The problem in this can be seen from the fact that logically you would now have to say that the beaver's dam was somehow like the beaver, because the beaver "gave something of itself" to the dam; and so once again we have the beaver with a little picture of the dam in its head, because the "damness" of the dam (its "perfection") had to be in the beaver in order to for the dam to "receive it" from the beaver. And of course, since the beaver doesn't really understand what it is doing, this plan for the dam would have to have been put into its head by somebody who could understand; and therefore, beavers' dams imply indirectly God the Engineer.

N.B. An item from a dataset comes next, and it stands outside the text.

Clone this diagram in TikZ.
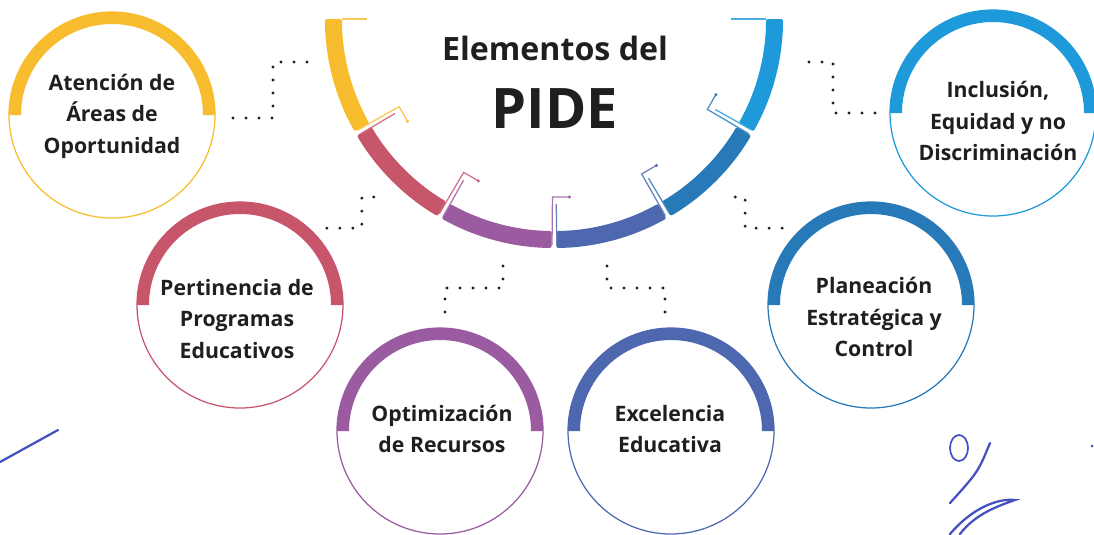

Now I'm not saying that things like dams can't have effects in them (such as the particular configuration) whose cause is the plan of the engineer, in which case the effect is, in a certain sense, like its cause. But this likeness doesn't have anything to do with the effect's being an effect, but is part of the particular effect which it happens to be. There is absolutely nothing about a cause's being an ignored or unknown fact that says that it has to be at all like the "remainder" that is known and forms a problem because of the missing information; and so at least on this view of effect and cause, even though if the effects are similar among themselves, then the causes of these effects have to be somehow similar among themselves, this does not imply in the least that the cause is similar to its effect.